RECORDED DATA:
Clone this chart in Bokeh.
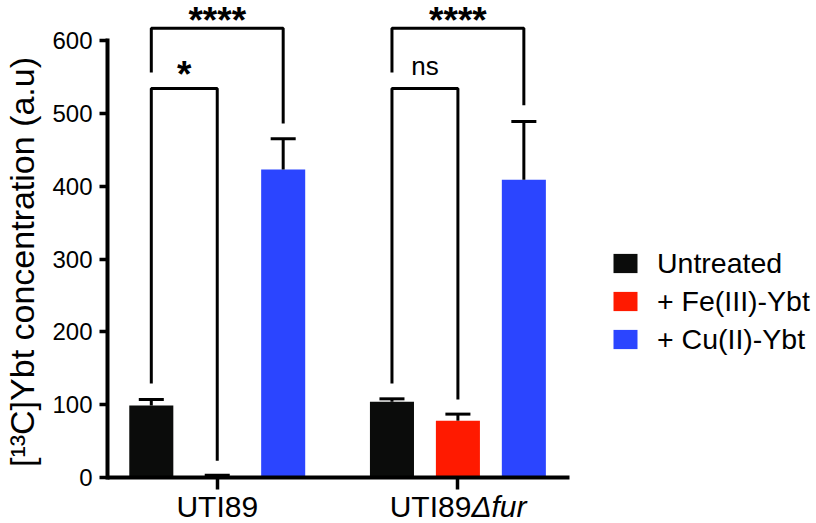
from bokeh.plotting import figure
from bokeh.models import Legend, LegendItem, FixedTicker, Range1d
from bokeh.core.properties import value
from bokeh.embed import file_html
from bokeh.resources import INLINE

# ---------------- data ----------------
groups = ["UTI89", "UTI89"]       # upright part of each group label
group_suffix = ["", "Δfur"]       # italic part of each group label
series = ["Untreated", "+ Fe(III)-Ybt", "+ Cu(II)-Ybt"]
colors = ["#0b0c0b", "#ff1a00", "#2b45ff"]
mean_uti89 = [99, 2, 423]
err_uti89 = [8, 1, 42]
mean_fur = [104, 78, 409]
err_fur = [4, 9, 80]
y_ticks = [0, 100, 200, 300, 400, 500, 600]

# significance brackets: group, bar from, bar to, top, left/right leg ends, label
sig_group = [0, 0, 1, 1]
sig_from = [0, 0, 0, 0]
sig_to = [1, 2, 1, 2]
sig_top = [534, 617, 534, 617]
sig_left_end = [129, 556, 129, 556]
sig_right_end = [23, 486, 107, 511]
sig_label = ["*", "****", "ns", "****"]

# ---------------- layout ----------------
OFFSET = 0.274
BAR_W = 0.183
CAP_W = 0.104
Y_START, Y_END = -63.2, 655
X_START, X_END = -0.456, 2.49
FONT = "Liberation Sans"

means = [mean_uti89, mean_fur]
errs = [err_uti89, err_fur]

p = figure(width=816, height=523, output_backend="svg", toolbar_location=None,
           x_range=Range1d(X_START, X_END), y_range=Range1d(Y_START, Y_END),
           min_border_left=106, min_border_right=0, min_border_top=0,
           min_border_bottom=0)
p.outline_line_color = None
p.grid.visible = False
p.background_fill_color = "white"

def bx(g, i):
    return g + (i - 1) * OFFSET

renderers = []
for i, s in enumerate(series):
    xs = [bx(g, i) for g in range(len(means))]
    tops = [means[g][i] for g in range(len(means))]
    r = p.vbar(x=xs, top=tops, bottom=0, width=BAR_W, fill_color=colors[i],
               line_color=None)
    renderers.append(r)
    hi = [means[g][i] + errs[g][i] for g in range(len(means))]
    p.segment(x0=xs, y0=tops, x1=xs, y1=hi, line_color="black", line_width=3)
    p.segment(x0=[x - CAP_W / 2 for x in xs], y0=hi,
              x1=[x + CAP_W / 2 for x in xs], y1=hi,
              line_color="black", line_width=3)

# brackets
bxs, bys = [], []
tx, ty, tl, tsz, tst = [], [], [], [], []
for k in range(len(sig_label)):
    x0 = bx(sig_group[k], sig_from[k])
    x1 = bx(sig_group[k], sig_to[k])
    bxs.append([x0, x0, x1, x1])
    bys.append([sig_left_end[k], sig_top[k], sig_top[k], sig_right_end[k]])
    tx.append((x0 + x1) / 2)
    if "*" in sig_label[k]:
        ty.append(min(sig_top[k] + 19.3, Y_END - 27.5))
        tsz.append("37px")
        tst.append("bold")
    else:
        ty.append(sig_top[k] + 31)
        tsz.append("26px")
        tst.append("normal")
    tl.append(sig_label[k])
p.multi_line(xs=bxs, ys=bys, line_color="black", line_width=3)
p.text(x=tx, y=ty, text=tl, text_font_size=tsz, text_font_style=tst,
       text_align="center", text_baseline="alphabetic",
       text_font=value(FONT), text_color="black")

# axes
for ax in (p.xaxis[0], p.yaxis[0]):
    ax.axis_line_width = 4
    ax.axis_line_color = "black"
    ax.axis_line_cap = "square"
    ax.major_tick_line_color = "black"
    ax.major_tick_line_width = 3.5
    ax.major_tick_in = 0
    ax.minor_tick_line_color = None
    ax.major_label_text_font = FONT
    ax.major_label_text_color = "black"

p.yaxis.ticker = FixedTicker(ticks=y_ticks)
p.yaxis.bounds = (0, 600)
p.yaxis.major_tick_out = 8
p.yaxis.major_label_text_font_size = "24px"
p.yaxis.major_label_standoff = 7
p.yaxis.axis_label = "[¹³C]Ybt concentration (a.u)"
p.yaxis.axis_label_text_font = FONT
p.yaxis.axis_label_text_font_size = "34px"
p.yaxis.axis_label_text_font_style = "normal"
p.yaxis.axis_label_text_color = "black"
p.yaxis.axis_label_standoff = 8

p.xaxis.ticker = FixedTicker(ticks=list(range(len(groups))))
p.xaxis.bounds = (X_START, 2 * 0.5 - X_START)
p.xaxis.fixed_location = 0
p.xaxis.major_tick_out = 12
p.xaxis.major_label_overrides = {g: "" for g in range(len(groups))}

# group labels (upright part + italic part), drawn as text glyphs below the axis
SPLIT = 0.056
LABEL_Y = -39.5
gx_plain, gt_plain, ga_plain = [], [], []
gx_it, gt_it = [], []
for g in range(len(groups)):
    if group_suffix[g]:
        gx_plain.append(g + SPLIT); gt_plain.append(groups[g]); ga_plain.append("right")
        gx_it.append(g + SPLIT); gt_it.append(group_suffix[g])
    else:
        gx_plain.append(g); gt_plain.append(groups[g]); ga_plain.append("center")
p.text(x=gx_plain, y=[LABEL_Y] * len(gx_plain), text=gt_plain, text_align=ga_plain,
       text_baseline="alphabetic", text_font=value(FONT), text_font_size="30px",
       text_color="black")
p.text(x=gx_it, y=[LABEL_Y] * len(gx_it), text=gt_it, text_align="left",
       text_baseline="alphabetic", text_font=value(FONT), text_font_size="30px",
       text_font_style="italic", text_color="black")

legend = Legend(items=[LegendItem(label=s, renderers=[r]) for s, r in zip(series, renderers)],
                location=(503, 167), orientation="vertical",
                glyph_width=30, glyph_height=24, label_height=34, spacing=4,
                label_standoff=17, padding=0, margin=0,
                border_line_color=None, background_fill_alpha=0,
                label_text_font=FONT, label_text_font_size="28.5px",
                label_text_color="black", label_text_baseline="middle")
p.add_layout(legend)

open("out.html", "w").write(file_html(p, INLINE))
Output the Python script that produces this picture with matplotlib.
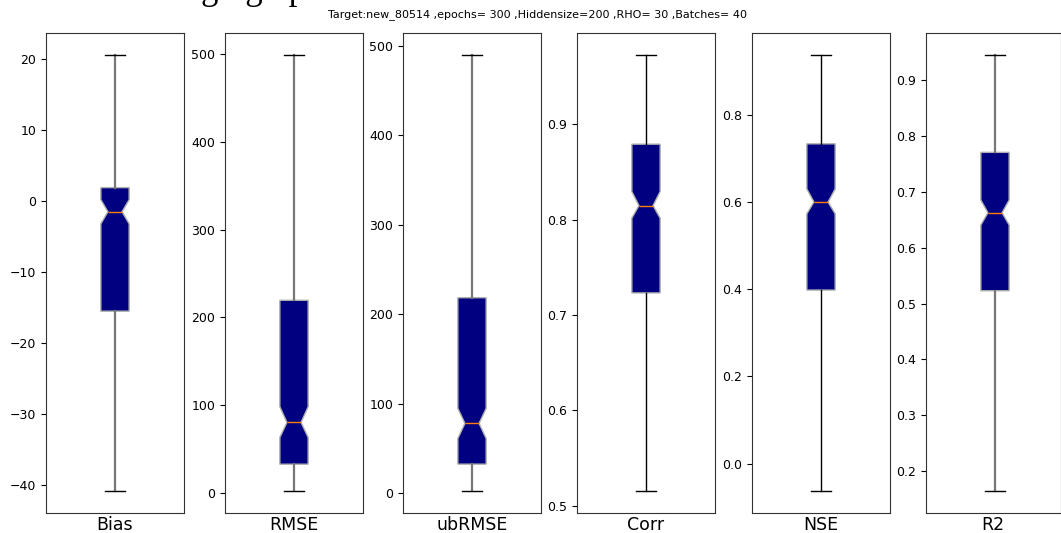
import matplotlib.pyplot as plt

# box statistics for each metric
metrics = ['Bias', 'RMSE', 'ubRMSE', 'Corr', 'NSE', 'R2']
q1 = [-15.5, 33.0, 32.4, 0.723, 0.398, 0.523]
med = [-1.5, 80.6, 77.9, 0.8146, 0.600, 0.6626]
q3 = [1.9, 219.6, 218.3, 0.879, 0.7335, 0.7707]
whislo = [-40.85, 2.3, 2.2, 0.5151, -0.0634, 0.1642]
whishi = [20.6, 499.0, 489.6, 0.9727, 0.9377, 0.9453]
ci_lo = [-3.2, 63.5, 61.1, 0.8014, 0.573, 0.6406]
ci_hi = [0.2, 98.4, 94.7, 0.8293, 0.630, 0.6853]

title = "Target:new_80514 ,epochs= 300 ,Hiddensize=200 ,RHO= 30 ,Batches= 40"

W, H = 1061, 533
fig = plt.figure(figsize=(W / 100, H / 100), dpi=100)

lefts = [46, 225, 403, 577, 752, 926]
widths = [138, 138, 138, 138, 138, 134.5]
top, bottom = 33, 513

whisk_color = ['#777777', '#777777', '#777777', 'black', 'black', '#777777']
whisk_lw = [1.6, 1.6, 1.6, 1.0, 1.0, 1.6]

for i, name in enumerate(metrics):
    ax = fig.add_axes([lefts[i] / W, 1 - bottom / H, widths[i] / W, (bottom - top) / H])
    stats = [dict(med=med[i], q1=q1[i], q3=q3[i], whislo=whislo[i], whishi=whishi[i],
                  cilo=ci_lo[i], cihi=ci_hi[i], fliers=[], label=name)]
    ax.bxp(stats, positions=[1], widths=0.205, capwidths=0.14,
           shownotches=True, patch_artist=True, showfliers=False,
           boxprops=dict(facecolor='#000080', edgecolor='#b0b0b0', linewidth=1),
           medianprops=dict(color='#ff7f0e', linewidth=1),
           whiskerprops=dict(color=whisk_color[i], linewidth=whisk_lw[i]),
           capprops=dict(color='black', linewidth=1))
    # last panel runs off the right edge, keep the same data scale
    ax.set_xlim(0.5, 0.5 + widths[i] / 138)
    ax.set_xticks([])
    ax.set_xlabel(name, fontsize=12.5, labelpad=2)
    ax.tick_params(axis='y', labelsize=9)
    for sp in ax.spines.values():
        sp.set_color('#333333')

fig.text(538 / W, 1 - 15 / H, title, ha='center', va='center', fontsize=8)
fig.text(201 / W, 1 + 1 / H, 'ging up', ha='left', va='baseline',
         family='Liberation Serif', fontsize=25)

fig.savefig('out.png', dpi=100)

WHAT YOU HAVE TO DO:
Set down exactly the lines above, from the line containing "Output the Python" through the line containing "whisk_lw = [1.6, 1.6, 1.6, 1.0, 1.0, 1.6]". Skip the pictures.

RESPONSE TO THE TASK:
Output the Python script that produces this picture with matplotlib.
import matplotlib.pyplot as plt

# box statistics for each metric
metrics = ['Bias', 'RMSE', 'ubRMSE', 'Corr', 'NSE', 'R2']
q1 = [-15.5, 33.0, 32.4, 0.723, 0.398, 0.523]
med = [-1.5, 80.6, 77.9, 0.8146, 0.600, 0.6626]
q3 = [1.9, 219.6, 218.3, 0.879, 0.7335, 0.7707]
whislo = [-40.85, 2.3, 2.2, 0.5151, -0.0634, 0.1642]
whishi = [20.6, 499.0, 489.6, 0.9727, 0.9377, 0.9453]
ci_lo = [-3.2, 63.5, 61.1, 0.8014, 0.573, 0.6406]
ci_hi = [0.2, 98.4, 94.7, 0.8293, 0.630, 0.6853]

title = "Target:new_80514 ,epochs= 300 ,Hiddensize=200 ,RHO= 30 ,Batches= 40"

W, H = 1061, 533
fig = plt.figure(figsize=(W / 100, H / 100), dpi=100)

lefts = [46, 225, 403, 577, 752, 926]
widths = [138, 138, 138, 138, 138, 134.5]
top, bottom = 33, 513

whisk_color = ['#777777', '#777777', '#777777', 'black', 'black', '#777777']
whisk_lw = [1.6, 1.6, 1.6, 1.0, 1.0, 1.6]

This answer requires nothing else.